* [What is needed]: State only the number of lines that contain the string "React".
The data start
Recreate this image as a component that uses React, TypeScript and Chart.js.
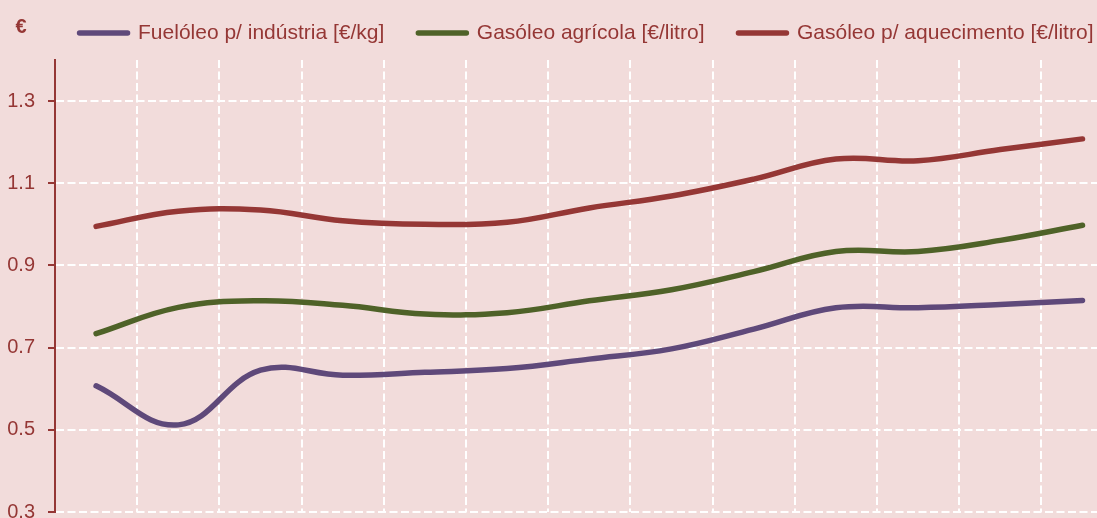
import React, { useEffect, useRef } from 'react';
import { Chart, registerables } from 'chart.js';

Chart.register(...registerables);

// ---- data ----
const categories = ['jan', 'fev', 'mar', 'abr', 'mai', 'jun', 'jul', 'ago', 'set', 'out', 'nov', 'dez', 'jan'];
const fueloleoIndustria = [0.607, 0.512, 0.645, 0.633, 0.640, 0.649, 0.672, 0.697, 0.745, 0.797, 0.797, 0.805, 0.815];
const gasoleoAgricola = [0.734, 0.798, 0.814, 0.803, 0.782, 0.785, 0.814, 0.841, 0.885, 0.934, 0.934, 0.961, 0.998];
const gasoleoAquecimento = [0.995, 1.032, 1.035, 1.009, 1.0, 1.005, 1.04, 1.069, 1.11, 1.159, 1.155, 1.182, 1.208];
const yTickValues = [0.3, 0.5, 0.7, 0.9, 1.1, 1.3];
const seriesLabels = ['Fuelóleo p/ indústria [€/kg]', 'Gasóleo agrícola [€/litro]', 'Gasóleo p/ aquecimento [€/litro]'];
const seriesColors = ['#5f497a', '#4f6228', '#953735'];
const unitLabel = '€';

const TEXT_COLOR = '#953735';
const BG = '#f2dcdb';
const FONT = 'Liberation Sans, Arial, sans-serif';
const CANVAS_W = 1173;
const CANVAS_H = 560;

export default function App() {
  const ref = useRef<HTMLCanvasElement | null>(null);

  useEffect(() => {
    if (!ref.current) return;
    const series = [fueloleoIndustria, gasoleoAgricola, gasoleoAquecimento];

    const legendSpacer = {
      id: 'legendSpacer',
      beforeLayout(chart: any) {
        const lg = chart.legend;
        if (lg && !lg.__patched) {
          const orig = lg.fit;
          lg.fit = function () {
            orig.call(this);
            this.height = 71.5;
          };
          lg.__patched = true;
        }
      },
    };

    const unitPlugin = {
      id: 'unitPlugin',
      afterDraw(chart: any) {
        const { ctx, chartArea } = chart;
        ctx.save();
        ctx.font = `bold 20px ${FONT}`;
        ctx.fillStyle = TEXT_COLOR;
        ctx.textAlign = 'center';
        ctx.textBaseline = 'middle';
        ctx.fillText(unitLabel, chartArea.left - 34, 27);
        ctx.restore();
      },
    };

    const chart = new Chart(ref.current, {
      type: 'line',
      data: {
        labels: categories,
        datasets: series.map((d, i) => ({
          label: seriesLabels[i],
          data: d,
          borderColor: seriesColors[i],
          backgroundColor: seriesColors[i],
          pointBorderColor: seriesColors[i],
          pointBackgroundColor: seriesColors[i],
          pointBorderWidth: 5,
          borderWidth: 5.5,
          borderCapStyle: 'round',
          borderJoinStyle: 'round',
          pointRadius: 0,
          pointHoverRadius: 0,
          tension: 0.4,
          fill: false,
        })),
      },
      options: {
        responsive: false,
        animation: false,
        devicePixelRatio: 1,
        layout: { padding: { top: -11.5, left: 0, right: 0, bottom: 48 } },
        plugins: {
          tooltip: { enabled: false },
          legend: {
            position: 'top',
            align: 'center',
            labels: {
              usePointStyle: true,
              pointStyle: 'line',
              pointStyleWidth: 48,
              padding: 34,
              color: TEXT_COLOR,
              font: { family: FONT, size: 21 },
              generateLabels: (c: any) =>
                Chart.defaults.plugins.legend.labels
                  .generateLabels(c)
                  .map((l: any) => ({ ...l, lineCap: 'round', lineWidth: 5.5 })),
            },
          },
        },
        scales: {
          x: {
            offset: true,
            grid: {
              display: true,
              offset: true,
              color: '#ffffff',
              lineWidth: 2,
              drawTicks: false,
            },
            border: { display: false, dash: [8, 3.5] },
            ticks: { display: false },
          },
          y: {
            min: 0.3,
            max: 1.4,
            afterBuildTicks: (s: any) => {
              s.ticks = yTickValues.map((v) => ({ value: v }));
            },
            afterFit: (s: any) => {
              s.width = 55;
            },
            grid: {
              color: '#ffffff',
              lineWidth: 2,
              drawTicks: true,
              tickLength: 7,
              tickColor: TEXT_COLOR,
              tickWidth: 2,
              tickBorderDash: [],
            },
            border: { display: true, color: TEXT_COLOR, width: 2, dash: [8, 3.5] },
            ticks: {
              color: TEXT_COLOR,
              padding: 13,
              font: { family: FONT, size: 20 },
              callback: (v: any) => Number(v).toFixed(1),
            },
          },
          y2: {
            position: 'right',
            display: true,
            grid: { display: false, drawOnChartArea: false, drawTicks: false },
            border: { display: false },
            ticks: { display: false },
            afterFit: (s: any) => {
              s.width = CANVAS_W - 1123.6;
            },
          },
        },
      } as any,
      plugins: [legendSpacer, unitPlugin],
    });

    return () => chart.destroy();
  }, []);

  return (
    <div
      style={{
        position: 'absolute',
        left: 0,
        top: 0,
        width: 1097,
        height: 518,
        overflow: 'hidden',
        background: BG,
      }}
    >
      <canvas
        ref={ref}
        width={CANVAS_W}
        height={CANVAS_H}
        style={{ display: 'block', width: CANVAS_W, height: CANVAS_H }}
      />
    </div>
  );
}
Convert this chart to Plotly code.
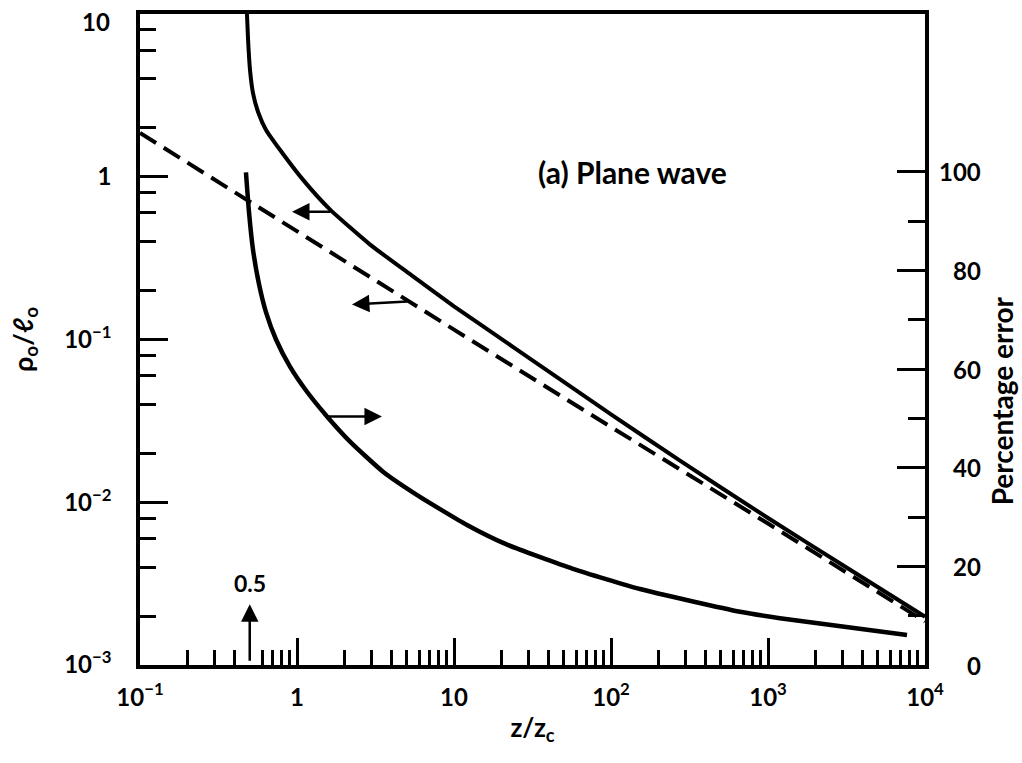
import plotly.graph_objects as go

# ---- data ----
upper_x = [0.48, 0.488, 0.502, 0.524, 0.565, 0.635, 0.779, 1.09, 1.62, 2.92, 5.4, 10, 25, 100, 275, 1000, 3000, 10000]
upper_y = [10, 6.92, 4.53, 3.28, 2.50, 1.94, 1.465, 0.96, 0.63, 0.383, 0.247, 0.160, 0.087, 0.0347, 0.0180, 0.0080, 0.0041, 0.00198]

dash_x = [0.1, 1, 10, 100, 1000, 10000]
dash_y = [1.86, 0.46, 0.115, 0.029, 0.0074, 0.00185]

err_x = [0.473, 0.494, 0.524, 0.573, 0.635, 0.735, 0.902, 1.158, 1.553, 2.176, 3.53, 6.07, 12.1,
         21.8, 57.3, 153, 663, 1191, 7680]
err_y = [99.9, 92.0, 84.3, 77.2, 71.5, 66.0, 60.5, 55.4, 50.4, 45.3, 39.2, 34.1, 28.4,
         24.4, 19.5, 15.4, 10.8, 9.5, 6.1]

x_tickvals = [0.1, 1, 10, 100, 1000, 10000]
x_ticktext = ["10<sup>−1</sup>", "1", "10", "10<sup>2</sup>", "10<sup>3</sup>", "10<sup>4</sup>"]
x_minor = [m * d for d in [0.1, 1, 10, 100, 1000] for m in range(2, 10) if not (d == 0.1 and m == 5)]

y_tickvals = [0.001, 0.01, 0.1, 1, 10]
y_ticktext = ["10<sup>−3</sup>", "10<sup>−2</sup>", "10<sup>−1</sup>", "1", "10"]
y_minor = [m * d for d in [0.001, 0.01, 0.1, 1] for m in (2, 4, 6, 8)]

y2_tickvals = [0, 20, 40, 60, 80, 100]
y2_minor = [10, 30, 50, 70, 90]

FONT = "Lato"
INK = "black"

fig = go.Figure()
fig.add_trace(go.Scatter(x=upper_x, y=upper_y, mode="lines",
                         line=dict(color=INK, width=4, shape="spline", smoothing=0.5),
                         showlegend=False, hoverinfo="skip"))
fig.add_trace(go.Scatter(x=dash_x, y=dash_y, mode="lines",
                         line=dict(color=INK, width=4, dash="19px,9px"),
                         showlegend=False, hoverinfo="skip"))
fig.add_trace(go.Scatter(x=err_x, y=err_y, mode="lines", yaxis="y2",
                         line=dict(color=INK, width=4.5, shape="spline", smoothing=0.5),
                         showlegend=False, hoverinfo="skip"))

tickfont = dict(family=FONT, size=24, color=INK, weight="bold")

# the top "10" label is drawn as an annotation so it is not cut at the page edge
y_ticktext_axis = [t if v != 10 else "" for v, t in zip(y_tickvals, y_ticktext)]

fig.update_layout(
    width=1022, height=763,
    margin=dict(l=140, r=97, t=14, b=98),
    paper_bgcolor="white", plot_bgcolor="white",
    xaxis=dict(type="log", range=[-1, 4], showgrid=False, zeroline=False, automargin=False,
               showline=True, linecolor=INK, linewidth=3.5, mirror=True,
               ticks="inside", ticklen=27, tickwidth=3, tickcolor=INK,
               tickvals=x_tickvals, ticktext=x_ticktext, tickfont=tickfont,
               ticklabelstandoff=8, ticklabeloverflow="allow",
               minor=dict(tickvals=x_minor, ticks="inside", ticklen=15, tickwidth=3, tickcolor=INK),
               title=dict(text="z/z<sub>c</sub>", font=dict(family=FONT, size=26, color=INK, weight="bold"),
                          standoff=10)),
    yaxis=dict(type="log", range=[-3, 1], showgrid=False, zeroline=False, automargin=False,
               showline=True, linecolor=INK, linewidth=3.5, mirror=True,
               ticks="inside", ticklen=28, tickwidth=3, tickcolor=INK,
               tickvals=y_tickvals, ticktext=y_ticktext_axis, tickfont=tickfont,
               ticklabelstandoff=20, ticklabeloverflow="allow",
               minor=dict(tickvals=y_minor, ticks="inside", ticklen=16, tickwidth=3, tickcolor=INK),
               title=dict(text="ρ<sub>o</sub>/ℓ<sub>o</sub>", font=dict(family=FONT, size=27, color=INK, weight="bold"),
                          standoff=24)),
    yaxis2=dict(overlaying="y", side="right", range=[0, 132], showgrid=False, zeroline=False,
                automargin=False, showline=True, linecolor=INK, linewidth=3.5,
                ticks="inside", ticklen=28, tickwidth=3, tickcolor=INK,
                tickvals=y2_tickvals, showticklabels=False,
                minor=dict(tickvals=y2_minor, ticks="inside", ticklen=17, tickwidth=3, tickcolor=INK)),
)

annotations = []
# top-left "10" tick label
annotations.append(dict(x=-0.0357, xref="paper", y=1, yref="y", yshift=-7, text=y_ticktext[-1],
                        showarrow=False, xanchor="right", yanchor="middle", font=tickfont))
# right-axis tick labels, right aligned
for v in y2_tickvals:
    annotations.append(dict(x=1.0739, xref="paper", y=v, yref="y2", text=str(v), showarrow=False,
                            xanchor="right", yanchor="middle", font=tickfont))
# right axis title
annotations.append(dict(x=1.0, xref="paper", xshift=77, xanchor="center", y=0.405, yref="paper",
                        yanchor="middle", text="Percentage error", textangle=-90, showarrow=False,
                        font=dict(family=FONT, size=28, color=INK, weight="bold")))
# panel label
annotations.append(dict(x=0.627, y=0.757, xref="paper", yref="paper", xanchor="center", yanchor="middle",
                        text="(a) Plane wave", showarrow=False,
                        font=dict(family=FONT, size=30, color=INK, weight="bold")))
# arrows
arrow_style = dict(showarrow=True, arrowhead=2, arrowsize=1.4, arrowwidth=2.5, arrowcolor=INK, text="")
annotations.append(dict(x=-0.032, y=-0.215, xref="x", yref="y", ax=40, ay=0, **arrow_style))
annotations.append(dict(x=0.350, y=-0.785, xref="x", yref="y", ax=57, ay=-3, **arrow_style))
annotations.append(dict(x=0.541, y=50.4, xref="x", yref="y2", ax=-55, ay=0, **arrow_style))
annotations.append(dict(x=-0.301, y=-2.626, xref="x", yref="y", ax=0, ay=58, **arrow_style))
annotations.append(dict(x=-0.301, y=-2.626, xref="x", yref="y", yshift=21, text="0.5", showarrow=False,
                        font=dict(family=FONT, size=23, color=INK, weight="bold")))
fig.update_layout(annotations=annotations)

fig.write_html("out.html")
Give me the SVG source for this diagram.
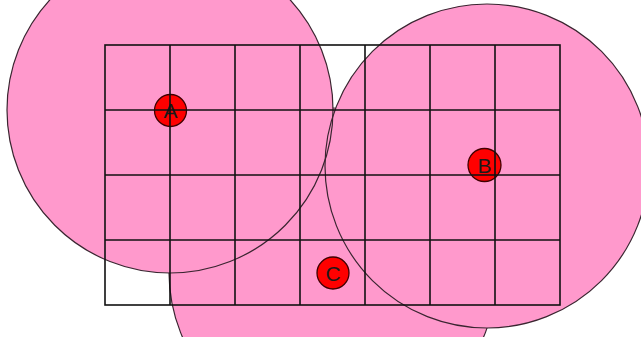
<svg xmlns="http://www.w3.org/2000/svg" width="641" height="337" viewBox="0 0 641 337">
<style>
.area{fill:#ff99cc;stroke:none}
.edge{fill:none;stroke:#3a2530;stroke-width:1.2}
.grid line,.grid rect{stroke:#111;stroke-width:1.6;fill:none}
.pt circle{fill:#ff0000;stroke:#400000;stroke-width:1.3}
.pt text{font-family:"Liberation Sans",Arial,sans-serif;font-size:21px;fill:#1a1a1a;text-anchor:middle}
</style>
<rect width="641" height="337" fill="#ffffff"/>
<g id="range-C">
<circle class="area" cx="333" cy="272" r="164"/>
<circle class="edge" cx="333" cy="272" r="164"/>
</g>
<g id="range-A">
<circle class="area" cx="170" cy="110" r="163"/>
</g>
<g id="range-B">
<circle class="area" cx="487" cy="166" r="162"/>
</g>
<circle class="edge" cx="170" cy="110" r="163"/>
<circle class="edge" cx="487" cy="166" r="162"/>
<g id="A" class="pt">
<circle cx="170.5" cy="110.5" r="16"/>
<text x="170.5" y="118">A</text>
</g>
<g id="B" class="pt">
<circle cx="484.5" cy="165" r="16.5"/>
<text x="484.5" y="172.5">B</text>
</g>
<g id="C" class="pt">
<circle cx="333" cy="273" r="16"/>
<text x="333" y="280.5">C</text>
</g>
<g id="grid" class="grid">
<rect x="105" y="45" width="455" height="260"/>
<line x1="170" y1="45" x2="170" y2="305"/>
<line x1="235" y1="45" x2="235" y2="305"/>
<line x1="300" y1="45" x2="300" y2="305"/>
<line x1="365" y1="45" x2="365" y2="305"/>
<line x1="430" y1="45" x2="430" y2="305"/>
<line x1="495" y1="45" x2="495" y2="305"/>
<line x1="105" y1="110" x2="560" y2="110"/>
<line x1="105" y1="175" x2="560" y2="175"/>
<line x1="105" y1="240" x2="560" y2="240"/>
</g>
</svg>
The data end
* [Solution for this task]: 2